Köylerinde sadece Kamışlı Gölü’nün olduğunu belirten Çip, o gün yaşananları şöyle anlattı:
“Hayvanlarımız oradan su içerdi, meyvelerimiz oradan sulanırdı. Biz toprağımızı, gölümüzü, ağacımızı savunmayacağız da neyi savunacağız? Neyimizi savunabiliriz başka? Gider gitmez bizim videolarımızı çekmeye başladılar. Dedik ki ‘siz bizim videomuzu çekemezsiniz.’ ‘Çekeriz, neden çekemeyelim, çekiyoruz işte’ dediler. Biz fotoğraf çekeceğiz, güvenlik görevlileri, jandarma da buna dahil, diyor ki ‘çekemezsiniz.’ Asla bir vurma, taş atma olmadı. Onlar bize araçların farlarını tuttular. Sonra bir duyduk arkadan, adam yaralanmış. Adam yaralanmış, güvenlik görevlisi, taş atılmış. O bey neden dışarda değil de maden sahasında yaralanıyor? Bu bir iftira, bize düzenlenen bir oyun değil mi? Bu bize bir komplo, başka hiçbir şey değil. O beyi bizim halkımız yaralamış ya, asla öyle bir şey yok. Sadece ‘beton mikserini gölde neden yıkadınız’ dedik. Göl, beton olmuş, neden yıkadınız. Zaten şimdi göl de kalmadı, kurudu.”
"BU YAŞA GELDİM, KARAKOL, İFADE NEDİR BİLMEDİM"
Jandarmanın gece saatlerinde gözaltına almak istediğini, fakat bölge sakinlerinden bir yurttaş, kadınların küçük çocuklarının olduğunu söylediğini aktaran Çip, “Sabah oldu, jandarma geldi. İfadeniz alınacak. Ben bu yaşa geldim, karakol, ifade nedir bilmedim. Annem ben korkmayayım diye ‘yavrum yok bir şey. Köy içinde biz çok attık bu imzaları. Herkes şikayetçi. Bu Meyra (Meyra Madencilik) yetti’ dedi. Hatice Kara ile bile aldılar, getirdiler Yenişehir karakola” diyerek gözaltına alınma sürecini anlattı.

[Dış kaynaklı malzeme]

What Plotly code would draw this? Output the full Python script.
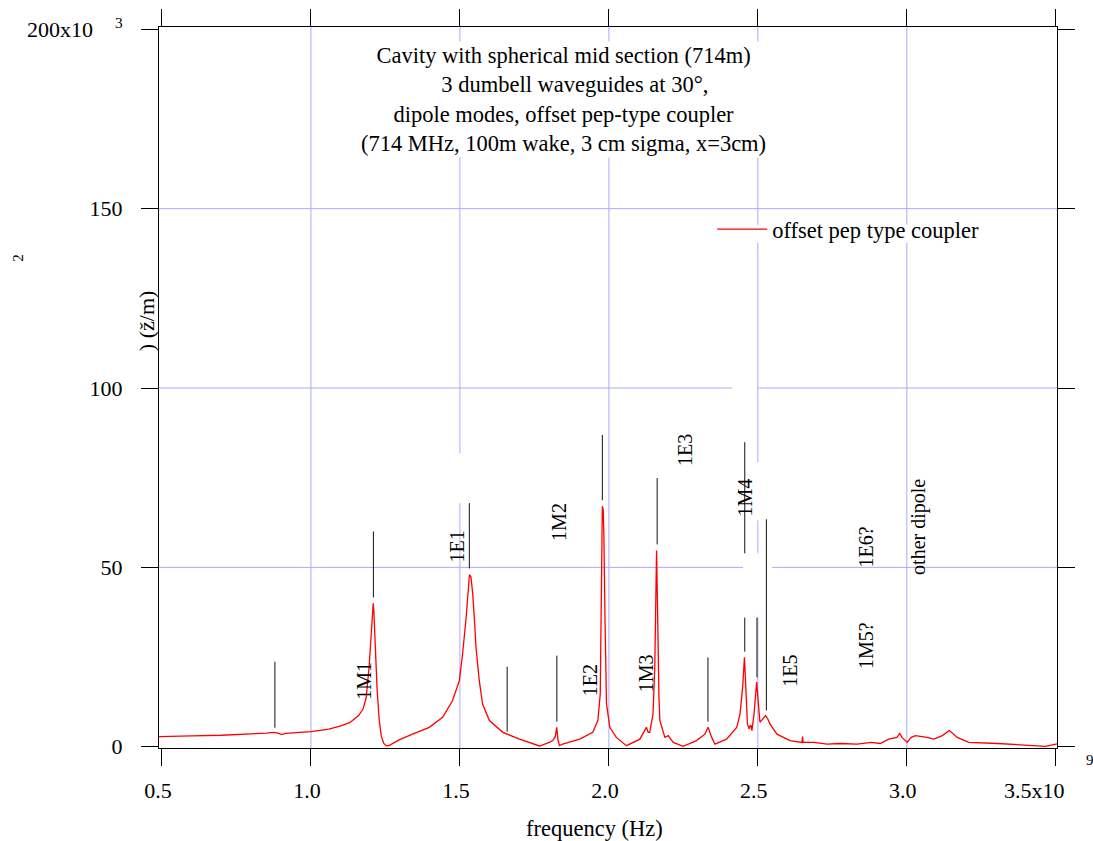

"SADECE BİZİ SUSTURMAK AMAÇLI... AMA SUSMADIK, YİNE DE SUSMAYACAĞIZ"
Çip, karakolda yaşadıklarını ilişkin olarak ise, şunları söyledi:
“Eziyet ettiler bize. ‘Siz akşama kadar buradasınız’ dediler. Biz ne yaptık? Ben toprağımı, suyumu savundum. ‘Neden bu mikser burada yıkandı’ dedik. Vurma asla yok. O gün savcı, hakim açıldı. Bize denetimli serbestlik verdiler. Biz ne yaptık? Ben soruyorum, ne yaptım? Ne yaptık da davamız görülecek? Neden bize bu oyun kuruldu? Bu düzen neden böyle oldu? Sadece bizi susturmak amaçlı. Bunlar sussunlar, biz böyle yapalım da bunlar sussunlar. Ama biz yine susmadık. Yine de susmayacağız. Ben köyüme, toprağıma sahip çıkmazsam öleyim ben. Böyle yapalım korkutalım.”